Motors that operate efficiently are crucial today, especially with the steadily increasing cost of electricity. A properly designed servomotor is inherently efficient. However, it’s how you apply and use the servomotor that determines whether you benefit from that efficiency.

Servomotors improve machine and motion system operation in several ways. Their quick response enables faster action, which assists rapid positioning. Their position accuracy improves part or process quality and consistency. Their precise synchronization permits real time movement and reaction. And their rugged design ensures more process time, long life, and reduced maintenance.

Differences are key
A servomotor differs from other motor choices in diameter, feedback, and manufacturing. The servomotor intentionally has a smaller diameter. A typical 1 hp induction motor will be 6.7 in. (170 mm) in diameter compared with a 1 hp servomotor that is 3.5 in. (89 mm). This size reduces the rotor inertia, which contributes to the servomotor’s fast response. Another advantage of the smaller diameter is that it reduces weight, which comes into play in applications that move the load as well as the motor, increasing energy savings.

Servomotors use a feedback device, typically a resolver or encoder, for closed loop control. These feedback devices also aid in position accuracy. Other feedback devices are available, each offering advantages for the application. Coupled with servomotors, the encoder or resolver helps the motion system attain high bandwidths and fast precise synchronization.

However, the main difference with servomotors is in their manufacture and design. The factors that affect a servo’s energy efficiency include the strength of the magnets; protection features, such as potting the windings; and the number of wire turns in the laminations.

Stronger magnets can reduce motor length by 20% while increasing torque by 50%. These magnets also have a high resistance to demagnetization. Potting the windings protects against surge currents, increases protection from high voltages, and improves heat transfer. It also protects the servomotor from an application’s harsh environment.

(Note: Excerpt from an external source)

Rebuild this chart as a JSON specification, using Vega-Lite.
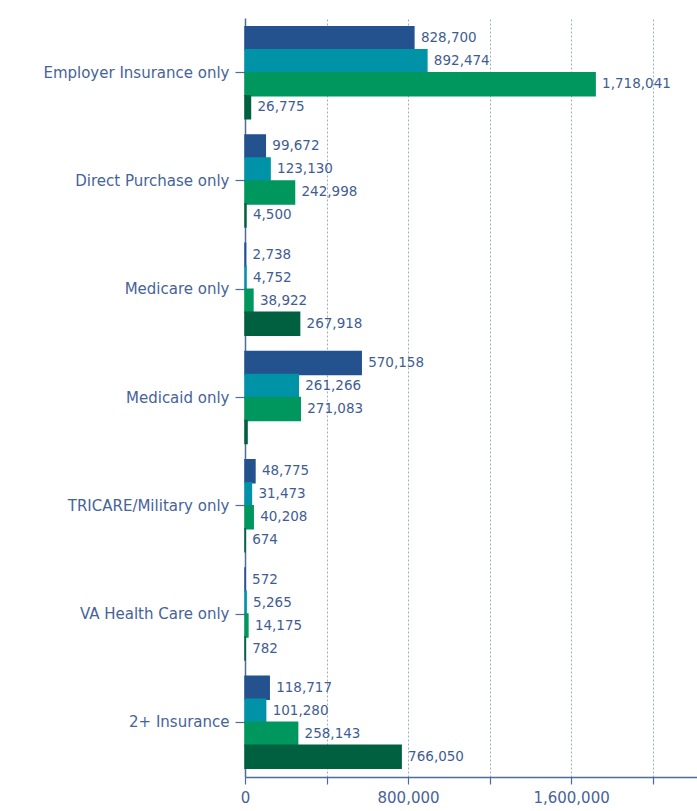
{
  "$schema": "https://vega.github.io/schema/vega-lite/v6.json",
  "width": 452,
  "height": 759,
  "autosize": {"type": "none"},
  "padding": {"left": 245, "top": 18, "right": 0, "bottom": 34},
  "background": "white",
  "config": {
    "view": {"stroke": null},
    "font": "DejaVu Sans"
  },
  "data": {
    "values": [
      {"category": "Employer Insurance only", "series": "A", "value": 828700},
      {"category": "Employer Insurance only", "series": "B", "value": 892474},
      {"category": "Employer Insurance only", "series": "C", "value": 1718041},
      {"category": "Employer Insurance only", "series": "D", "value": 26775},
      {"category": "Direct Purchase only", "series": "A", "value": 99672},
      {"category": "Direct Purchase only", "series": "B", "value": 123130},
      {"category": "Direct Purchase only", "series": "C", "value": 242998},
      {"category": "Direct Purchase only", "series": "D", "value": 4500},
      {"category": "Medicare only", "series": "A", "value": 2738},
      {"category": "Medicare only", "series": "B", "value": 4752},
      {"category": "Medicare only", "series": "C", "value": 38922},
      {"category": "Medicare only", "series": "D", "value": 267918},
      {"category": "Medicaid only", "series": "A", "value": 570158},
      {"category": "Medicaid only", "series": "B", "value": 261266},
      {"category": "Medicaid only", "series": "C", "value": 271083},
      {"category": "Medicaid only", "series": "D", "value": 10000},
      {"category": "TRICARE/Military only", "series": "A", "value": 48775},
      {"category": "TRICARE/Military only", "series": "B", "value": 31473},
      {"category": "TRICARE/Military only", "series": "C", "value": 40208},
      {"category": "TRICARE/Military only", "series": "D", "value": 674},
      {"category": "VA Health Care only", "series": "A", "value": 572},
      {"category": "VA Health Care only", "series": "B", "value": 5265},
      {"category": "VA Health Care only", "series": "C", "value": 14175},
      {"category": "VA Health Care only", "series": "D", "value": 782},
      {"category": "2+ Insurance", "series": "A", "value": 118717},
      {"category": "2+ Insurance", "series": "B", "value": 101280},
      {"category": "2+ Insurance", "series": "C", "value": 258143},
      {"category": "2+ Insurance", "series": "D", "value": 766050}
    ]
  },
  "encoding": {
    "y": {
      "field": "category",
      "type": "nominal",
      "sort": ["Employer Insurance only", "Direct Purchase only", "Medicare only", "Medicaid only", "TRICARE/Military only", "VA Health Care only", "2+ Insurance"],
      "scale": {"paddingInner": 0.15, "paddingOuter": 0.08},
      "axis": {
        "title": null,
        "domainColor": "#4d6c9c",
        "domainWidth": 1.5,
        "tickColor": "#4d6c9c",
        "tickSize": 10,
        "tickWidth": 1.2,
        "labelPadding": 6,
        "labelFontSize": 15,
        "labelLimit": 300,
        "labelColor": "#46639a",
        "grid": false
      }
    },
    "yOffset": {"field": "series", "type": "nominal", "sort": ["A", "B", "C", "D"], "scale": {"paddingInner": 0, "paddingOuter": 0}},
    "x": {
      "field": "value",
      "type": "quantitative",
      "scale": {"domain": [0, 2218000], "nice": false, "zero": true},
      "axis": {
        "title": null,
        "values": [0, 400000, 800000, 1200000, 1600000, 2000000],
        "labelExpr": "datum.value % 800000 == 0 ? format(datum.value, ',') : ''",
        "grid": true,
        "gridColor": "#9aadca",
        "gridDash": [2, 2],
        "gridWidth": 1,
        "domainColor": "#4d6c9c",
        "domainWidth": 1.5,
        "tickColor": "#4d6c9c",
        "tickSize": 7,
        "tickWidth": 1.2,
        "labelPadding": 6,
        "labelFontSize": 15,
        "labelColor": "#46639a",
        "labelFlush": false,
        "labelOverlap": false
      }
    }
  },
  "layer": [
    {
      "mark": {"type": "bar", "strokeWidth": 1.5},
      "encoding": {
        "color": {"field": "series", "type": "nominal", "scale": {"domain": ["A", "B", "C", "D"], "range": ["#23528f", "#0093a7", "#00975e", "#00603f"]}, "legend": null},
        "stroke": {"field": "series", "type": "nominal", "scale": {"domain": ["A", "B", "C", "D"], "range": ["#23528f", "#0093a7", "#00975e", "#00603f"]}, "legend": null}
      }
    },
    {
      "transform": [{"filter": "!(datum.category == 'Medicaid only' && datum.series == 'D')"}],
      "mark": {"type": "text", "align": "left", "baseline": "middle", "dx": 7, "fontSize": 13.5, "fill": "#3f5d92"},
      "encoding": {
        "text": {"field": "value", "type": "quantitative", "format": ","}
      }
    }
  ]
}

Many motors fill the space between the teeth of the laminations — or insert more turns of wire — to less than 65% of capacity. Stuffing this space with more turns of wire, to 75 or 80% of capacity, increases energy efficiency. The wire should be a premium wire, such as 200 C multi-coated moisture resistant, and UL rated for 130 C rise for long life. The high slot fill is tough for production, but it provides extra torque, and improves servomotor efficiency.

The thermal line shows the area at which the motor runs at its maximum design temperature of 155°C. If the motor operated continuously at any point to the left of this thermal line, it will operate cooler than 155°C. If it operates continuously to the right of the line, the motor will overheat.

The efficiency curve provides information on the servomotors’ input power versus delivered power over the operating range. Efficiency is easiest and most accurately obtained from testing, thus it is typically not provided by manufacturers.

Servomotors are designed to be highly efficient over a wide operating range, especially when operated within 40 to 90% of continuous stall torque. In one efficiency curve, for example, the servomotor attains more than 88% efficiency at 40% of torque. Efficiency remains high, and is 87.6% at 90% of continuous stall torque.

In general servomotors are designed to be over 85% efficient. The application, though, can alter this percentage.

If the driven load inertia compared to motor inertia becomes too large, it compromises positioning speed and accuracy. In some situations the load may dominate, for example, during deceleration, causing overshoot and longer setting time. Consider using load to motor inertia ratios of 10:1 or less. For faster positioning systems, aim for inertia ratio of 5:1 or less.

The most direct consequence of large inertia mismatch is that the drive amplifier must deliver more current. A 30:1 load to motor inertia mismatch (compared to a 1:1 match), would require more than 15 times the current, requiring a larger and more expensive drive.

The ideal 1:1 load to motor inertia match, however, reveals the attainable current savings. For example by modifying the gear ratio, or lead screw pitch, thus changing from 30:1 mismatch to a 1:1 ideal ratio, current requirements drop, resulting in a smaller drive, and making the system more efficient and more cost effective. The savings is worth the effort.